How a serial murderer negotiated payment for confessions while the nation watched in horror
Between April and July 1981, Clifford Olson murdered 11 children across British Columbia. His subsequent confession came with an unprecedented and deeply controversial condition: the Canadian government would pay him $100,000 for the locations of his victims' bodies.
Quick Facts
Clifford Robert Olson Jr. was born on January 1, 1940, in Canada. Over nine months in 1981, he would become one of the country's most notorious serial killers—and the subject of one of its most ethically fraught criminal investigations.

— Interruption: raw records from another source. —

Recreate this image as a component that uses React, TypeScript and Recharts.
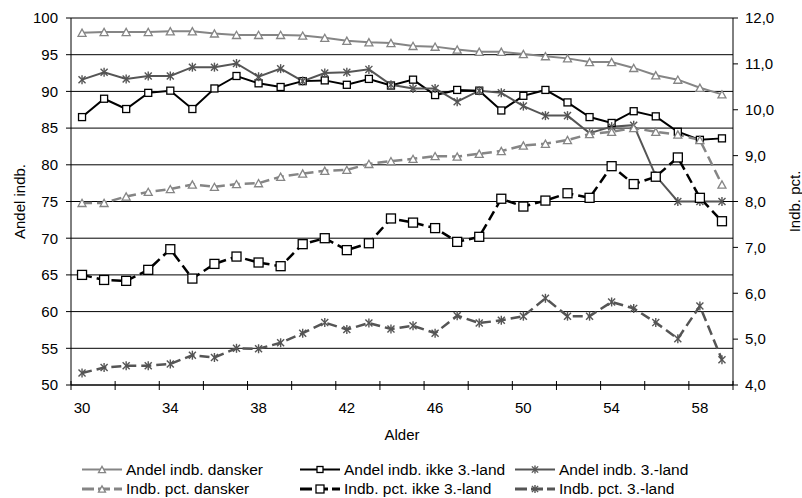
import React from 'react';
import { LineChart, Line, XAxis, YAxis, CartesianGrid } from 'recharts';

// ---- data ----
const ages = [30, 31, 32, 33, 34, 35, 36, 37, 38, 39, 40, 41, 42, 43, 44, 45, 46, 47, 48, 49, 50, 51, 52, 53, 54, 55, 56, 57, 58, 59];

// left axis (Andel indb.)
const andelDansker = [98.0, 98.1, 98.1, 98.1, 98.2, 98.2, 97.9, 97.7, 97.7, 97.7, 97.6, 97.3, 96.9, 96.7, 96.6, 96.2, 96.1, 95.7, 95.4, 95.4, 95.1, 94.8, 94.5, 94.0, 94.0, 93.2, 92.2, 91.6, 90.5, 89.6];
const andelIkke3 = [86.5, 89.0, 87.6, 89.8, 90.1, 87.6, 90.4, 92.1, 91.1, 90.6, 91.4, 91.5, 90.9, 91.7, 90.8, 91.6, 89.5, 90.2, 90.1, 87.4, 89.4, 90.2, 88.5, 86.5, 85.7, 87.3, 86.6, 84.5, 83.4, 83.6];
const andel3 = [91.6, 92.6, 91.7, 92.1, 92.1, 93.3, 93.3, 93.8, 92.0, 93.1, 91.4, 92.5, 92.6, 93.0, 90.9, 90.4, 90.4, 88.6, 90.1, 89.8, 88.0, 86.7, 86.7, 84.3, 85.2, 85.4, 78.5, 75.0, 75.0, 75.0];

// right axis (Indb. pct.)
const pctDansker = [7.97, 7.97, 8.11, 8.21, 8.27, 8.37, 8.32, 8.38, 8.40, 8.54, 8.61, 8.67, 8.69, 8.82, 8.88, 8.93, 8.99, 8.98, 9.04, 9.10, 9.22, 9.26, 9.34, 9.47, 9.52, 9.60, 9.52, 9.46, 9.34, 8.37];
const pctIkke3 = [6.40, 6.29, 6.27, 6.51, 6.96, 6.32, 6.64, 6.80, 6.67, 6.59, 7.07, 7.20, 6.94, 7.09, 7.63, 7.54, 7.42, 7.12, 7.23, 8.06, 7.89, 8.02, 8.18, 8.08, 8.77, 8.38, 8.54, 8.96, 8.08, 7.57];
const pct3 = [4.26, 4.38, 4.42, 4.42, 4.46, 4.65, 4.60, 4.80, 4.79, 4.92, 5.13, 5.36, 5.21, 5.35, 5.22, 5.29, 5.13, 5.51, 5.35, 5.41, 5.50, 5.89, 5.50, 5.50, 5.81, 5.67, 5.36, 5.01, 5.72, 4.55];

const xTickLabels = [30, 34, 38, 42, 46, 50, 54, 58];
const leftTicks = [50, 55, 60, 65, 70, 75, 80, 85, 90, 95, 100];
const rightTicks = [4, 5, 6, 7, 8, 9, 10, 11, 12];

const seriesNames = [
  'Andel indb. dansker',
  'Andel indb. ikke 3.-land',
  'Andel indb. 3.-land',
  'Indb. pct. dansker',
  'Indb. pct. ikke 3.-land',
  'Indb. pct. 3.-land',
];

const data = ages.map((age, i) => ({
  age,
  andelDansker: andelDansker[i],
  andelIkke3: andelIkke3[i],
  andel3: andel3[i],
  pctDansker: pctDansker[i],
  pctIkke3: pctIkke3[i],
  pct3: pct3[i],
}));

// category boundaries (Excel-style ticks between categories, every 2nd)
const boundaryTicks: number[] = [];
for (let i = 0; i <= ages.length; i += 2) boundaryTicks.push(ages[0] - 0.5 + i);
const xTicks = [...boundaryTicks, ...xTickLabels].sort((a, b) => a - b);

// ---- styles ----
const FONT = '"Liberation Sans", Arial, sans-serif';
const GRAY = '#858585';
const DARK = '#555555';
const BLACK = '#000000';
const DASH = '10 5';

const TriMark = ({ cx, cy, color, size = 8, sw = 1.3 }: any) => {
  if (cx == null || cy == null) return null;
  const h = size * 0.9;
  return (
    <polygon
      points={`${cx},${cy - h / 2} ${cx - size / 2},${cy + h / 2} ${cx + size / 2},${cy + h / 2}`}
      fill="#fff"
      stroke={color}
      strokeWidth={sw}
    />
  );
};

const SqMark = ({ cx, cy, color, size = 7, sw = 1.3 }: any) => {
  if (cx == null || cy == null) return null;
  return <rect x={cx - size / 2} y={cy - size / 2} width={size} height={size} fill="#fff" stroke={color} strokeWidth={sw} />;
};

const StarMark = ({ cx, cy, color, size = 9, sw = 1.4 }: any) => {
  if (cx == null || cy == null) return null;
  const r = size / 2;
  const d = r * 0.78;
  return (
    <g stroke={color} strokeWidth={sw}>
      <line x1={cx} y1={cy - r} x2={cx} y2={cy + r} />
      <line x1={cx - d} y1={cy - d} x2={cx + d} y2={cy + d} />
      <line x1={cx - d} y1={cy + d} x2={cx + d} y2={cy - d} />
    </g>
  );
};

const XTick = (props: any) => {
  const { x, y, payload } = props;
  const v = payload.value;
  if (Number.isInteger(v)) {
    return (
      <text x={x} y={y + 28} textAnchor="middle" fill="#000" fontSize={15} fontFamily={FONT}>
        {v}
      </text>
    );
  }
  return <line x1={x} y1={y - 4} x2={x} y2={y + 5} stroke="#000" strokeWidth={1} />;
};

const fmtRight = (v: number) => v.toFixed(1).replace('.', ',');

type LegendItem = { name: string; color: string; dash?: string; width: number; marker: 'tri' | 'sq' | 'star'; msize: number };
const legendItems: LegendItem[] = [
  { name: seriesNames[0], color: GRAY, width: 2, marker: 'tri', msize: 7 },
  { name: seriesNames[1], color: BLACK, width: 2, marker: 'sq', msize: 6 },
  { name: seriesNames[2], color: DARK, width: 2, marker: 'star', msize: 8 },
  { name: seriesNames[3], color: GRAY, dash: '12 4', width: 3, marker: 'tri', msize: 7 },
  { name: seriesNames[4], color: BLACK, dash: '12 4', width: 3, marker: 'sq', msize: 8 },
  { name: seriesNames[5], color: DARK, dash: '12 4', width: 3, marker: 'star', msize: 8 },
];
const legendCols = [82, 300, 515];
const legendRows = [469.5, 489];

const Legend2 = () => (
  <svg width={802} height={498} style={{ position: 'absolute', left: 0, top: 0, pointerEvents: 'none' }}>
    {legendItems.map((it, i) => {
      const x0 = legendCols[i % 3];
      const cy = legendRows[Math.floor(i / 3)];
      const mx = x0 + 20;
      const M = it.marker === 'tri' ? TriMark : it.marker === 'sq' ? SqMark : StarMark;
      return (
        <g key={it.name}>
          <line x1={x0} y1={cy} x2={x0 + 40} y2={cy} stroke={it.color} strokeWidth={it.width} strokeDasharray={it.dash} />
          <M cx={mx} cy={cy} color={it.color} size={it.msize} />
          <text x={x0 + 44} y={cy + 5.2} fontSize={15.5} fontFamily={FONT} fill="#000">
            {it.name}
          </text>
        </g>
      );
    })}
  </svg>
);

export default function App() {
  return (
    <div style={{ position: 'absolute', left: 0, top: 0, width: 802, height: 498, background: '#fff', fontFamily: FONT }}>
      <LineChart width={802} height={498} data={data} margin={{ top: 18, right: 0, bottom: 53, left: 0 }}>
        <CartesianGrid yAxisId="left" vertical={false} stroke="#000" strokeOpacity={1} />
        <XAxis
          dataKey="age"
          type="number"
          domain={[ages[0] - 0.5, ages[ages.length - 1] + 0.5]}
          ticks={xTicks}
          interval={0}
          tick={<XTick />}
          tickLine={false}
          tickSize={0}
          tickMargin={0}
          axisLine={{ stroke: '#000' }}
          height={60}
          allowDataOverflow
          label={{ value: 'Alder', position: 'insideBottom', offset: 5, fill: '#000', fontSize: 15 }}
        />
        <YAxis
          yAxisId="left"
          domain={[50, 100]}
          ticks={leftTicks}
          interval={0}
          width={71}
          tickSize={5}
          tickMargin={8}
          tick={{ fill: '#000', fontSize: 15 }}
          tickLine={{ stroke: '#000' }}
          axisLine={{ stroke: '#000' }}
          label={{ value: 'Andel indb.', angle: -90, position: 'insideLeft', offset: 20, fill: '#000', fontSize: 15, style: { textAnchor: 'middle' } }}
        />
        <YAxis
          yAxisId="right"
          orientation="right"
          domain={[4, 12]}
          ticks={rightTicks}
          interval={0}
          width={69}
          tickSize={5}
          tickMargin={7}
          tickFormatter={fmtRight}
          tick={{ fill: '#000', fontSize: 15 }}
          tickLine={{ stroke: '#000' }}
          axisLine={{ stroke: '#000' }}
          label={{ value: 'Indb. pct.', angle: -90, position: 'insideRight', offset: 7, fill: '#000', fontSize: 15, style: { textAnchor: 'middle' } }}
        />
        <Line
          yAxisId="left"
          dataKey="andelDansker"
          name={seriesNames[0]}
          stroke={GRAY}
          strokeWidth={2}
          isAnimationActive={false}
          dot={(p: any) => <TriMark key={`ad${p.index}`} cx={p.cx} cy={p.cy} color={GRAY} size={8} />}
        />
        <Line
          yAxisId="left"
          dataKey="andelIkke3"
          name={seriesNames[1]}
          stroke={BLACK}
          strokeWidth={2}
          isAnimationActive={false}
          dot={(p: any) => <SqMark key={`ai${p.index}`} cx={p.cx} cy={p.cy} color={BLACK} size={7} />}
        />
        <Line
          yAxisId="left"
          dataKey="andel3"
          name={seriesNames[2]}
          stroke={DARK}
          strokeWidth={2}
          isAnimationActive={false}
          dot={(p: any) => <StarMark key={`a3${p.index}`} cx={p.cx} cy={p.cy} color={DARK} size={9} />}
        />
        <Line
          yAxisId="right"
          dataKey="pctDansker"
          name={seriesNames[3]}
          stroke={GRAY}
          strokeWidth={2.5}
          strokeDasharray={DASH}
          isAnimationActive={false}
          dot={(p: any) => <TriMark key={`pd${p.index}`} cx={p.cx} cy={p.cy} color={GRAY} size={8} />}
        />
        <Line
          yAxisId="right"
          dataKey="pctIkke3"
          name={seriesNames[4]}
          stroke={BLACK}
          strokeWidth={2.5}
          strokeDasharray={DASH}
          isAnimationActive={false}
          dot={(p: any) => <SqMark key={`pi${p.index}`} cx={p.cx} cy={p.cy} color={BLACK} size={9} />}
        />
        <Line
          yAxisId="right"
          dataKey="pct3"
          name={seriesNames[5]}
          stroke={DARK}
          strokeWidth={2.5}
          strokeDasharray={DASH}
          isAnimationActive={false}
          dot={(p: any) => <StarMark key={`p3${p.index}`} cx={p.cx} cy={p.cy} color={DARK} size={9} />}
        />
      </LineChart>
      <Legend2 />
    </div>
  );
}
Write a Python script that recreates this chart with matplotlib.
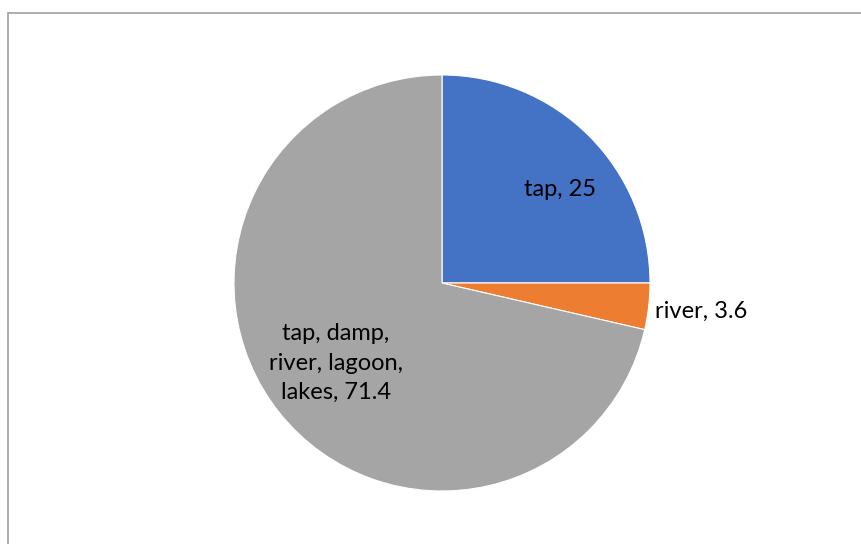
import matplotlib
matplotlib.use("Agg")
import matplotlib.pyplot as plt
from matplotlib.patches import Rectangle

categories = ["tap", "river", "tap, damp,\nriver, lagoon,\nlakes"]
values = [25, 3.6, 71.4]
colors = ["#4472C4", "#ED7D31", "#A5A5A5"]

W, H = 862, 544
fig = plt.figure(figsize=(W / 100, H / 100), dpi=100)
fig.patch.set_facecolor("white")

# chart-area frame (runs off the right and bottom edges)
fig.add_artist(Rectangle((8 / W, -0.1), 1.1, (H - 13) / H + 0.1,
                         transform=fig.transFigure, fill=False,
                         edgecolor="#A0A0A0", linewidth=1.2))

cx, cy, r = 442, 283, 208
ax = fig.add_axes([(cx - r) / W, (H - cy - r) / H, 2 * r / W, 2 * r / H])
ax.pie(values, colors=colors, startangle=90, counterclock=False,
       radius=1, wedgeprops=dict(edgecolor="white", linewidth=0.8))
ax.set_xlim(-1, 1)
ax.set_ylim(-1, 1)
ax.set_aspect("equal")
ax.axis("off")

font = dict(family=["Lato", "DejaVu Sans"], fontsize=17, color="black")
ax.text(0.565, 0.45, f"{categories[0]}, {values[0]:g}", ha="center", va="center", **font)
ax.text(1.024, -0.135, f"{categories[1]}, {values[1]:g}", ha="left", va="center", **font)
ax.text(-0.51, -0.385, f"{categories[2]}, {values[2]:g}", ha="center", va="center",
        linespacing=1.5, **font)

fig.savefig("out.png", dpi=100)
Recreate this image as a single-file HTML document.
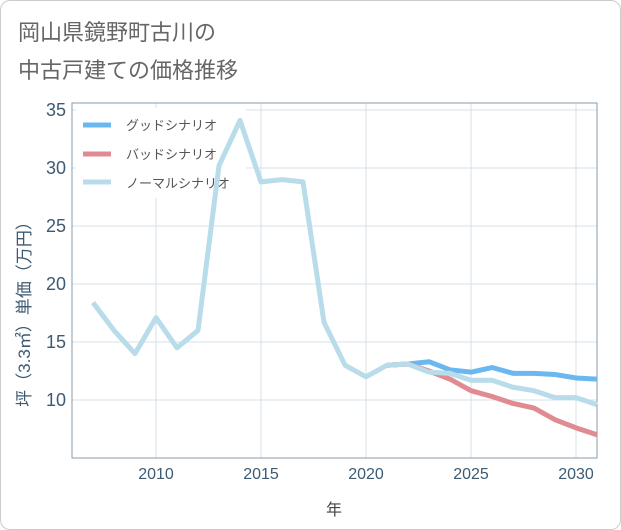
<!DOCTYPE html>
<html><head><meta charset="utf-8"><style>
body{margin:0;background:#fff;}
.card{position:absolute;left:0;top:0;width:619px;height:528px;border:1px solid #ccc;border-radius:10px;background:#fff;}
svg{position:absolute;left:0;top:0;font-family:"Liberation Sans","Noto Sans CJK JP",sans-serif;}
</style></head><body>
<div class="card"></div>
<svg width="621" height="530" id="chart">
<text x="18" y="40" font-size="22" fill="#666">岡山県鏡野町古川の</text>
<text x="18" y="78" font-size="22" fill="#666">中古戸建ての価格推移</text>
<g id="grid"></g>
<rect x="72" y="103" width="525" height="355" fill="none" stroke="#8a9aa8" stroke-width="1"/>
<g>
<rect x="76" y="108" width="170" height="90" fill="#fff"/>
<line x1="83" y1="125" x2="111" y2="125" stroke="#6bb8f0" stroke-width="5"/>
<text x="126" y="130" font-size="13" fill="#555">グッドシナリオ</text>
<line x1="83" y1="154" x2="111" y2="154" stroke="#e08a92" stroke-width="5"/>
<text x="126" y="159" font-size="13" fill="#555">バッドシナリオ</text>
<line x1="83" y1="182" x2="111" y2="182" stroke="#b8dcea" stroke-width="5"/>
<text x="126" y="188" font-size="13" fill="#555">ノーマルシナリオ</text>
</g>
<g id="series"></g>
<g id="ticks"></g>
<text x="334" y="515" font-size="16" fill="#444" text-anchor="middle">年</text>
<text transform="translate(30,310) rotate(-90)" font-size="17" fill="#3d5a73" text-anchor="middle">坪（3.3㎡）単価（万円）</text>
</svg>
<script>
const xTicks=[2010,2015,2020,2025,2030];
const yTicks=[10,15,20,25,30,35];
const normalYears=[2007,2008,2009,2010,2011,2012,2013,2014,2015,2016,2017,2018,2019,2020,2021,2022,2023,2024,2025,2026,2027,2028,2029,2030,2031];
const normalVals=[18.4,16.0,14.0,17.1,14.5,16.0,30.2,34.1,28.8,29.0,28.8,16.7,13.0,12.0,13.0,13.1,12.4,12.3,11.7,11.7,11.1,10.8,10.2,10.2,9.6];
const forecastYears=[2021,2022,2023,2024,2025,2026,2027,2028,2029,2030,2031];
const goodVals=[13.0,13.1,13.3,12.6,12.4,12.8,12.3,12.3,12.2,11.9,11.8];
const badVals=[13.0,13.1,12.5,11.8,10.8,10.3,9.7,9.3,8.3,7.6,7.0];
const NS="http://www.w3.org/2000/svg";
const xs=y=>156+(y-2010)*21;
const ys=v=>400-(v-10)*11.6;
const grid=document.getElementById('grid'),tk=document.getElementById('ticks'),se=document.getElementById('series');
function mk(tag,at,parent){const e=document.createElementNS(NS,tag);for(const k in at)e.setAttribute(k,at[k]);parent.appendChild(e);return e;}
xTicks.forEach(t=>{
 const l=mk('line',{x1:xs(t),x2:xs(t),y1:103,y2:458,stroke:'#d6e0e8','stroke-width':1},grid);
 
 
 const tx=mk('text',{x:xs(t),y:479,'font-size':16,fill:'#3d5a73','text-anchor':'middle'},tk);
 tx.textContent=t;
 
 
});
yTicks.forEach(t=>{
 const l=mk('line',{x1:72,x2:597,y1:ys(t),y2:ys(t),stroke:'#d6e0e8','stroke-width':1},grid);
 
 
 const tx=mk('text',{x:66,y:ys(t)+6,'font-size':18,fill:'#3d5a73','text-anchor':'end'},tk);
 tx.textContent=t;
 
 
});
function line(years,vals,color,name){
 const p=mk('polyline',{points:years.map((y,i)=>xs(y)+','+ys(vals[i])).join(' '),fill:'none',stroke:color,'stroke-width':5,'stroke-linejoin':'round'},se);
 
 
}
line(forecastYears,goodVals,'#6bb8f0','series-good');
line(forecastYears,badVals,'#e08a92','series-bad');
line(normalYears,normalVals,'#b8dcea','series-normal');
</script>
</body></html>
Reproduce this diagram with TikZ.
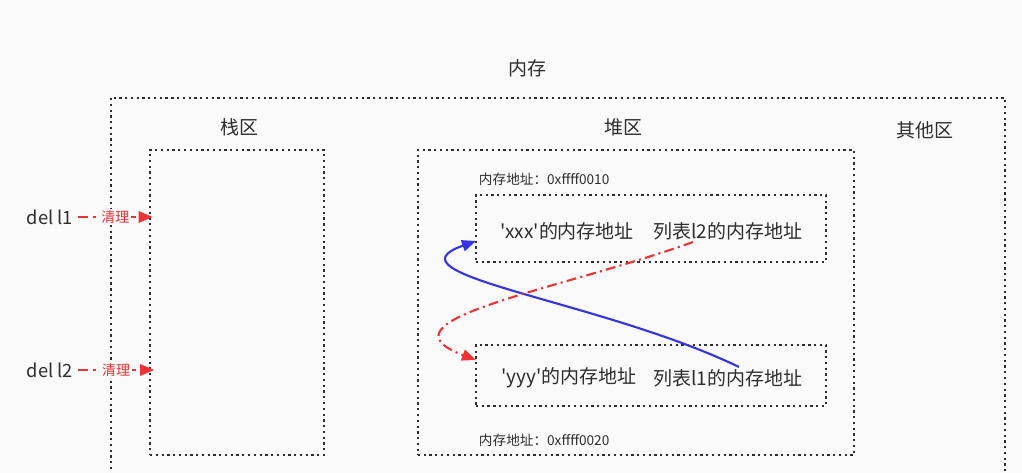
\documentclass[tikz,border=0pt]{standalone}
\usepackage{fontspec}
\setmainfont{Noto Sans CJK SC}[Ligatures=TeXOff]
\usetikzlibrary{arrows.meta}
\definecolor{bgcol}{RGB}{250,250,250}
\definecolor{inkcol}{RGB}{45,45,45}
\definecolor{redcol}{RGB}{236,52,52}
\definecolor{bluecol}{RGB}{52,52,226}
\tikzset{
  dotbox/.style={draw=inkcol, line width=2pt, dash pattern=on 1.6pt off 2.5pt, inner sep=0pt},
  zone_lbl/.style={text=inkcol, font=\fontsize{13.5}{15}\selectfont},
  addr_lbl/.style={text=inkcol, font=\fontsize{9.7}{11}\selectfont, anchor=west},
  del_lbl/.style={text=inkcol, font=\fontsize{13}{15}\selectfont},
  clean_arrow/.style={draw=redcol, line width=1.6pt, dash pattern=on 7pt off 4pt on 2pt off 4pt,
    -{Triangle[length=10pt, width=8pt]}},
  clean_lbl/.style={text=redcol, fill=bgcol, inner sep=1pt, font=\fontsize{10}{12}\selectfont},
}
\begin{document}
\begin{tikzpicture}[x=0.025cm, y=-0.025cm]
  \fill[bgcol] (0,0) rectangle (1022,473);
  \useasboundingbox (0,0) rectangle (1022,473);
  % draw outer memory box and titles
  \draw[dotbox] (111,98) rectangle (1005,495);
  \node[zone_lbl] (mem_title) at (527,68) {内存};
  \node[zone_lbl] (stack_title) at (239,127) {栈区};
  \node[zone_lbl] (heap_title) at (623,127) {堆区};
  \node[zone_lbl] (other_title) at (925,130) {其他区};
  % draw stack and heap boxes
  \node[dotbox, minimum width=4.35cm, minimum height=7.625cm] (stack_box) at (237,302.5) {};
  \node[dotbox, minimum width=10.9cm, minimum height=7.625cm] (heap_box) at (636,302.5) {};
  % draw the two list blocks in the heap
  \node[addr_lbl] (addr_top) at (474,179) {内存地址：0xffff0010};
  \node[dotbox, minimum width=8.75cm, minimum height=1.675cm] (blk_top) at (651,228.5) {};
  \node[zone_lbl] (blk_top_xxx) at (567,231) {'xxx'的内存地址};
  \node[zone_lbl] (blk_top_l2) at (728,231) {列表l2的内存地址};
  \node[dotbox, minimum width=8.75cm, minimum height=1.525cm] (blk_bot) at (651,375.5) {};
  \node[zone_lbl] (blk_bot_yyy) at (569,378) {'yyy'的内存地址};
  \node[zone_lbl] (blk_bot_l1) at (728,378) {列表l1的内存地址};
  \node[addr_lbl] (addr_bot) at (474,440) {内存地址：0xffff0020};
  % draw del statements and clean arrows
  \node[del_lbl] (del_l1) at (50,217) {del l1};
  \node[del_lbl] (del_l2) at (50,370) {del l2};
  \draw[clean_arrow] (del_l1.east) -- ([xshift=3pt]stack_box.west |- del_l1.east)
    node[clean_lbl, pos=0.5] (clean_l1) {清理};
  \draw[clean_arrow] (del_l2.east) -- ([xshift=4pt]stack_box.west |- del_l2.east)
    node[clean_lbl, pos=0.5] (clean_l2) {清理};
  % draw cross references between the blocks
  \coordinate (l1_src) at (739,367);
  \coordinate (top_tip) at (476,241);
  \draw[bluecol, line width=1.5pt, -{Triangle[length=10pt, width=8pt]}]
    (l1_src) .. controls (600,300) and (380,275) .. (top_tip);
  \coordinate (l2_src) at (693,242);
  \coordinate (bot_tip) at (476,360);
  \draw[redcol, line width=1.5pt, dash pattern=on 7pt off 3pt on 1.5pt off 3pt,
    -{Triangle[length=10pt, width=8pt]}]
    (l2_src) .. controls (560,290) and (370,320) .. (bot_tip);
\end{tikzpicture}
\end{document}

Olson's killing spree began in April 1981 and accelerated dramatically that summer. His victims were children and teenagers, ranging from 9 to 18 years old. On April 16, he killed 13-year-old Colleen Marian Daignault. Six days later, 16-year-old Daryn Todd Johnsrude became his second victim. By late July, the body count had reached 11.
The murders were brutal. Some victims were strangled; others were raped and bludgeoned. Among the dead was Sigrun Arnd, an 18-year-old German tourist murdered on July 25. Nine-year-old Simon Partington, the youngest confirmed victim, was strangled on July 2. The pattern suggested a predator operating with increasing confidence and decreasing restraint.
Olson's criminal history offered little warning of what was to come. In 1976, while serving time for con artist crimes, he had worked as a prison informant. In 1978, he was briefly released from prison—an interval he used to sexually assault a 7-year-old girl. Later that year, while incarcerated in the Super Maximum Unit, he sexually attacked a 17-year-old inmate. By any measure, Olson was a dangerous man with a documented interest in sexual violence.